Of the two treatises which stand first in the Aristotelian Organon — the Categoriæ and the De Interpretatione — each forms in a certain sense the complement of the other. The treatise De Interpretatione handles Propositions (combinations of terms in the way of Subject and Predicate), with prominent reference to the specific attribute of a Proposition — the being true or false, the object of belief or disbelief; the treatise Categoriæ deals with these same Terms (to use Aristotle’s own phrase) pronounced without or apart from such combination. In his definition of the simple Term, the Proposition is at the same time assumed to be foreknown as the correlate or antithesis to it.[6]
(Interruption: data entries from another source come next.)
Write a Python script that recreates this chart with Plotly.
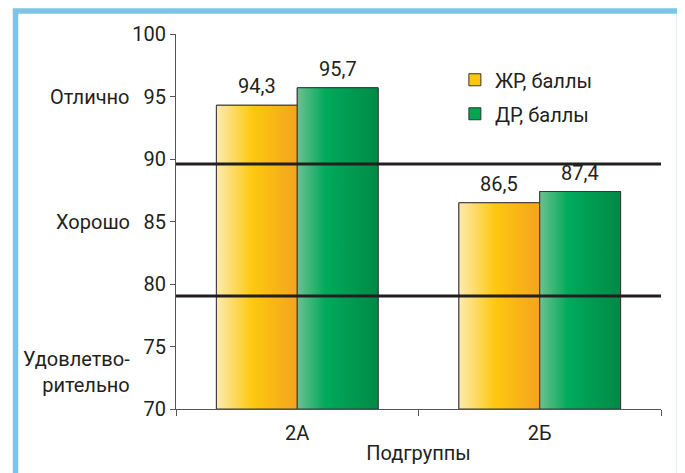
import plotly.graph_objects as go

# ---- data ----
categories = ["2А", "2Б"]
series_names = ["ЖР, баллы", "ДР, баллы"]
zr_values = [94.3, 86.5]
dr_values = [95.7, 87.4]
threshold_lines = [89.6, 79.05]
grade_labels = ["Отлично", "Хорошо", "Удовлетво-<br>рительно"]
grade_positions = [95, 85, 73]
y_range = [70, 100]
y_ticks = [70, 75, 80, 85, 90, 95, 100]

# ---- style ----
FONT = "Roboto, Arial, sans-serif"
TXT = "#231f20"
AX = "#555555"
BAR_W = 1 / 3
series_values = [zr_values, dr_values]
offsets = [-BAR_W, 0.0]
solid_colors = ["#fdc70c", "#00a651"]
gradients = [
    [[0, "#fdeab0"], [0.45, "#fdc80e"], [1, "#f4a31f"]],
    [[0, "#6cc18f"], [0.35, "#00aa5b"], [1, "#008a46"]],
]

xpos = list(range(len(categories)))
fig = go.Figure()

# legend / base bars
for name, vals, off, col in zip(series_names, series_values, offsets, solid_colors):
    fig.add_trace(go.Bar(
        x=xpos, y=vals, name=name, width=BAR_W, offset=off, legendgroup=name,
        marker=dict(color=col, line=dict(color="#333333", width=1)),
    ))

# gradient overlays, one per bar
base = y_range[0]
for vals, off, grad in zip(series_values, offsets, gradients):
    for xi, v in zip(xpos, vals):
        x0 = xi + off
        x1 = x0 + BAR_W
        fig.add_trace(go.Scatter(
            x=[x0, x0, x1, x1, x0], y=[base, v, v, base, base],
            mode="lines", fill="toself",
            fillgradient=dict(type="horizontal", colorscale=grad),
            line=dict(color="#3a3a3a", width=1),
            showlegend=False, hoverinfo="skip",
        ))
        fig.add_annotation(
            x=x0 + BAR_W / 2, y=v, xref="x", yref="y",
            text=f"{v:.1f}".replace(".", ","), showarrow=False,
            yanchor="bottom", yshift=5,
            font=dict(family=FONT, size=20, color=TXT),
        )

# threshold lines
for yv in threshold_lines:
    fig.add_shape(type="line", xref="x domain", yref="y", x0=0, x1=1, y0=yv, y1=yv,
                  line=dict(color="#231f20", width=3), layer="above")

# grade labels on the left
for lab, yv in zip(grade_labels, grade_positions):
    fig.add_annotation(
        x=0, y=yv, xref="paper", yref="y", xshift=-44, xanchor="right",
        align="right", text=lab, showarrow=False,
        font=dict(family=FONT, size=20, color=TXT),
    )

# outer light-blue frame
fig.add_shape(type="rect", xref="paper", yref="paper",
              x0=(15.5 - 176) / 485, x1=(679.5 - 176) / 485,
              y0=-0.3, y1=(409 - 11) / 375,
              line=dict(color="#7dc4e6", width=5.5), fillcolor="rgba(0,0,0,0)",
              layer="below")

fig.update_layout(
    width=677, height=465,
    margin=dict(l=168, r=24, t=26, b=64),
    paper_bgcolor="white", plot_bgcolor="white",
    font=dict(family=FONT, size=20, color=TXT),
    showlegend=True,
    legend=dict(x=0.575, y=0.93, xanchor="left", yanchor="top",
                bgcolor="rgba(0,0,0,0)", font=dict(family=FONT, size=20, color=TXT),
                traceorder="grouped", tracegroupgap=5),
    xaxis=dict(
        type="linear", range=[-0.5, len(categories) - 0.5],
        tickmode="array", tickvals=xpos, ticktext=categories, ticks="",
        showline=True, linecolor=AX, linewidth=1, showgrid=False, zeroline=False,
        ticklabelstandoff=6,
        minor=dict(tickmode="array", tickvals=[-0.5, 0.5, 1.5], ticks="outside",
                   ticklen=6, tickcolor=AX, showgrid=False),
        title=dict(text="Подгруппы", standoff=1, font=dict(family=FONT, size=20, color=TXT)),
    ),
    yaxis=dict(
        range=y_range, tickmode="array", tickvals=y_ticks,
        ticks="outside", ticklen=5, tickcolor=AX,
        showline=True, linecolor=AX, linewidth=1, showgrid=False, zeroline=False,
    ),
)

fig.write_html("out.html")
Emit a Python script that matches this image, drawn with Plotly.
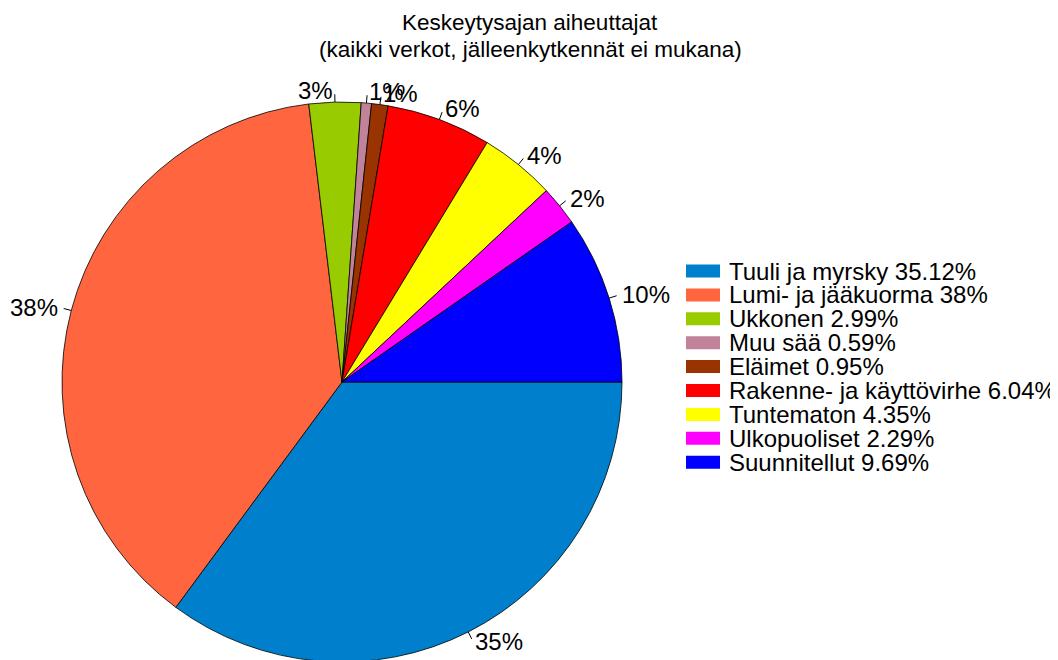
import math
import plotly.graph_objects as go

# ---- data ----
categories = ["Tuuli ja myrsky", "Lumi- ja jääkuorma", "Ukkonen", "Muu sää", "Eläimet",
              "Rakenne- ja käyttövirhe", "Tuntematon", "Ulkopuoliset", "Suunnitellut"]
shares = [35.12, 38, 2.99, 0.59, 0.95, 6.04, 4.35, 2.29, 9.69]
colors = ["#0080CC", "#FF6640", "#99CC00", "#C08399", "#993300",
          "#FF0000", "#FFFF00", "#FF00FF", "#0000FF"]
title_lines = ["Keskeytysajan aiheuttajat", "(kaikki verkot, jälleenkytkennät ei mukana)"]

legend_labels = [f"{c} {v:g}%" for c, v in zip(categories, shares)]
slice_labels = [f"{round(v)}%" for v in shares]

# ---- layout geometry (screen pixels; page body has an 8px offset) ----
W, H = 1058, 660
OFF = 8
CX, CY, R = 342, 382, 280
FONT = "Liberation Sans, Arial, sans-serif"


def xp(x):
    return (x - OFF) / W


def yp(y):
    return 1 - (y - OFF) / H


fig = go.Figure(go.Pie(
    labels=legend_labels,
    values=shares,
    sort=False,
    direction="clockwise",
    rotation=90,
    marker=dict(colors=colors, line=dict(color="black", width=0.8)),
    textinfo="none",
    hoverinfo="skip",
    showlegend=False,
    domain=dict(x=[xp(CX - R), xp(CX + R)], y=[max(0.0, yp(CY + R)), min(1.0, yp(CY - R))]),
))

# outside labels with short tick lines, positioned from the data angles
total = sum(shares)
cum = 0.0
shapes, annotations = [], []
for v, lab in zip(shares, slice_labels):
    mid = -(cum + v / 2) / total * 2 * math.pi
    cum += v
    c, s = math.cos(mid), math.sin(mid)
    x0, y0 = CX + R * c, CY - R * s
    x1, y1 = CX + R * 1.028 * c, CY - R * 1.028 * s
    shapes.append(dict(type="line", xref="paper", yref="paper",
                       x0=xp(x0), y0=yp(y0), x1=xp(x1), y1=yp(y1),
                       line=dict(color="black", width=1)))
    tx, ty = CX + R * 1.04 * c, CY - R * 1.04 * s
    annotations.append(dict(x=xp(tx), y=yp(ty), xref="paper", yref="paper",
                            text=lab, showarrow=False,
                            xanchor="left" if c >= 0 else "right", yanchor="middle",
                            font=dict(size=24, color="black", family=FONT)))

# title (two lines)
for line, ycen in zip(title_lines, [23, 49]):
    annotations.append(dict(x=xp(530), y=yp(ycen), xref="paper", yref="paper",
                            text=line, showarrow=False, xanchor="center", yanchor="middle",
                            font=dict(size=22.5, color="black", family=FONT)))

# legend: colour boxes and labels
LEG_X, LEG_Y0, LEG_DY = 686, 271, 23.9
for i, (lab, col) in enumerate(zip(legend_labels, colors)):
    yc = LEG_Y0 + i * LEG_DY
    shapes.append(dict(type="rect", xref="paper", yref="paper",
                       x0=xp(LEG_X), x1=xp(LEG_X + 34), y0=yp(yc - 6.5), y1=yp(yc + 6.5),
                       fillcolor=col, line=dict(width=0)))
    annotations.append(dict(x=xp(LEG_X + 41), y=yp(yc), xref="paper", yref="paper",
                            text=lab, showarrow=False, xanchor="left", yanchor="middle",
                            font=dict(size=24, color="black", family=FONT)))

fig.update_layout(
    width=W, height=H,
    margin=dict(l=0, r=0, t=0, b=0),
    paper_bgcolor="white", plot_bgcolor="white",
    font=dict(family=FONT, color="black"),
    showlegend=False,
    shapes=shapes,
    annotations=annotations,
)

fig.write_html("out.html")
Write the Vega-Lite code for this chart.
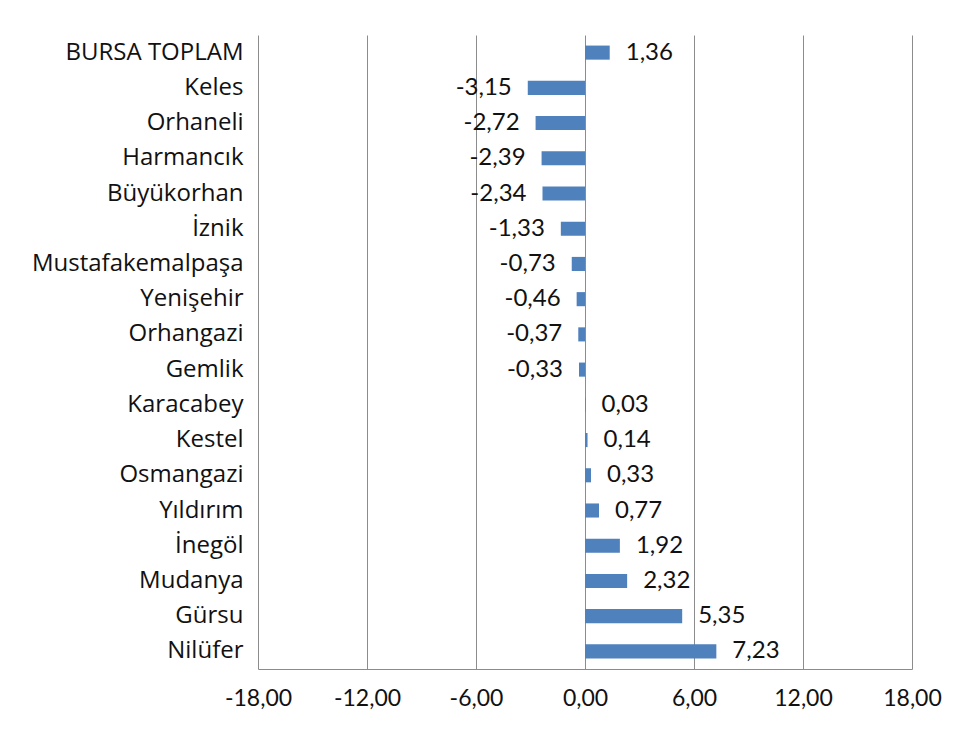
{
  "$schema": "https://vega.github.io/schema/vega-lite/v6.json",
  "width": 654,
  "height": 634,
  "autosize": "none",
  "padding": {"left": 258, "top": 35, "right": 51, "bottom": 62},
  "background": "white",
  "data": {"values": [
    {"ilce": "BURSA TOPLAM", "v": 1.36},
    {"ilce": "Keles", "v": -3.15},
    {"ilce": "Orhaneli", "v": -2.72},
    {"ilce": "Harmancık", "v": -2.39},
    {"ilce": "Büyükorhan", "v": -2.34},
    {"ilce": "İznik", "v": -1.33},
    {"ilce": "Mustafakemalpaşa", "v": -0.73},
    {"ilce": "Yenişehir", "v": -0.46},
    {"ilce": "Orhangazi", "v": -0.37},
    {"ilce": "Gemlik", "v": -0.33},
    {"ilce": "Karacabey", "v": 0.03},
    {"ilce": "Kestel", "v": 0.14},
    {"ilce": "Osmangazi", "v": 0.33},
    {"ilce": "Yıldırım", "v": 0.77},
    {"ilce": "İnegöl", "v": 1.92},
    {"ilce": "Mudanya", "v": 2.32},
    {"ilce": "Gürsu", "v": 5.35},
    {"ilce": "Nilüfer", "v": 7.23}
  ]},
  "transform": [
    {"calculate": "(datum.v < 0 ? '-' : '') + replace(format(abs(datum.v), '.2f'), '.', ',')", "as": "lbl"}
  ],
  "encoding": {
    "y": {
      "field": "ilce", "type": "nominal", "sort": null,
      "scale": {"paddingInner": 0.6, "paddingOuter": 0.3},
      "axis": {
        "title": null, "domain": false, "ticks": false, "grid": false,
        "labelFont": "Open Sans", "labelFontSize": 24, "labelColor": "#111111",
        "labelPadding": 15, "labelLimit": 300
      }
    },
    "x": {
      "field": "v", "type": "quantitative",
      "scale": {"domain": [-18, 18], "nice": false, "zero": false},
      "axis": {
        "title": null, "values": [-18, -12, -6, 0, 6, 12, 18],
        "labelExpr": "(datum.value < 0 ? '-' : '') + replace(format(abs(datum.value), '.2f'), '.', ',')",
        "grid": true, "gridColor": "#8c8c8c", "gridWidth": 1, "gridOpacity": 1,
        "domain": true, "domainColor": "#8c8c8c", "domainWidth": 1,
        "ticks": false, "labelFont": "Lato", "labelFontSize": 23, "labelColor": "#111111",
        "labelPadding": 18, "labelFlush": false, "labelOverlap": false
      }
    }
  },
  "layer": [
    {"mark": {"type": "bar", "color": "#4F81BD"}},
    {
      "transform": [{"filter": "datum.v >= 0"}],
      "mark": {"type": "text", "align": "left", "baseline": "middle", "dx": 16, "font": "Lato", "fontSize": 24, "color": "#111111"},
      "encoding": {"text": {"field": "lbl"}}
    },
    {
      "transform": [{"filter": "datum.v < 0"}],
      "mark": {"type": "text", "align": "right", "baseline": "middle", "dx": -16, "font": "Lato", "fontSize": 24, "color": "#111111"},
      "encoding": {"text": {"field": "lbl"}}
    }
  ],
  "config": {"view": {"stroke": null}}
}
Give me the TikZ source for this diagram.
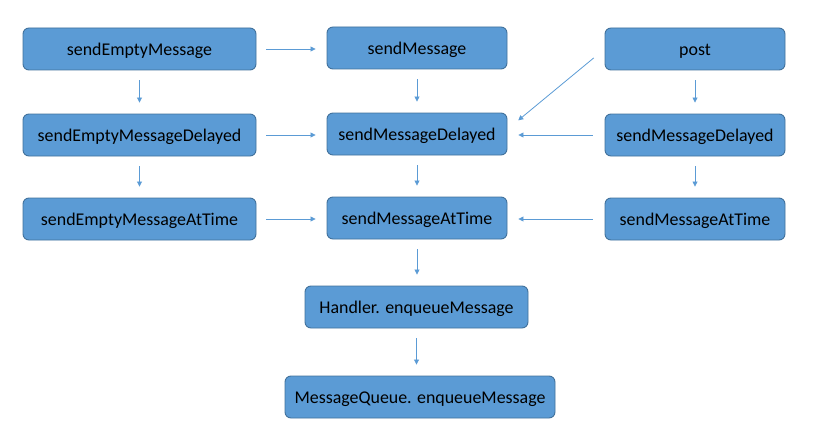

[6] Τὰ ἄνευ συμπλοκῆς λεγόμενα — τῶν κατὰ μηδεμίαν συμπλοκὴν λεγομένωνα (Categ. p. 1, a. 16, b. 25). See Schol. ad Aristot. Physica, p. 323, b. 25, Br.; and Bonitz ad Aristotel. Metaph. (A. p. 987) p. 90.
The Categories of Aristotle appear to formed one of the most prominent topics of the teaching of Themistius: rebutting the charge, advanced both against himself, and, in earlier days, against Sokrates and the Sophists, of rendering his pupils presumptuous and conceited, he asks, ἠκούσατε δὲ αὖ τινος τῶν ἐμῶν ἐπιτηδείων ὑψηλογουμένου καὶ βρενθυομένου ἐπὶ τοῖς συνωνύμοις ἢ ὁμωνύμοῖς ἢ παρωνύμοις; (Orat. xxiii. p. 351.)
Reference is made (in the Scholia on the Categoriæ, p. 43, b. 19) to a classification of names made by Speusippus, which must have been at least as early as that of Aristotle; perhaps earlier, since Speusippus died in 339 B.C. We do not hear enough of this to understand clearly what it was. Boêthus remarked that Aristotle had omitted to notice some distinctions drawn by Speusippus on this matter, Schol. p. 43, a. 29. Compare a remark in Aristot. De Cœlo, i. p. 280, b. 2.
The first distinction pointed out by Aristotle among simple, uncombined Terms, or the things denoted thereby, is the Homonymous, the Synonymous, and the Paronymous. Homonymous are those which are called by the same name, used in a different sense or with a different definition or rational explanation. Synonymous are those called by the same name in the same sense. Paronymous are those called by two names, of which the one is derived from the other by varying the inflexion or termination.[7]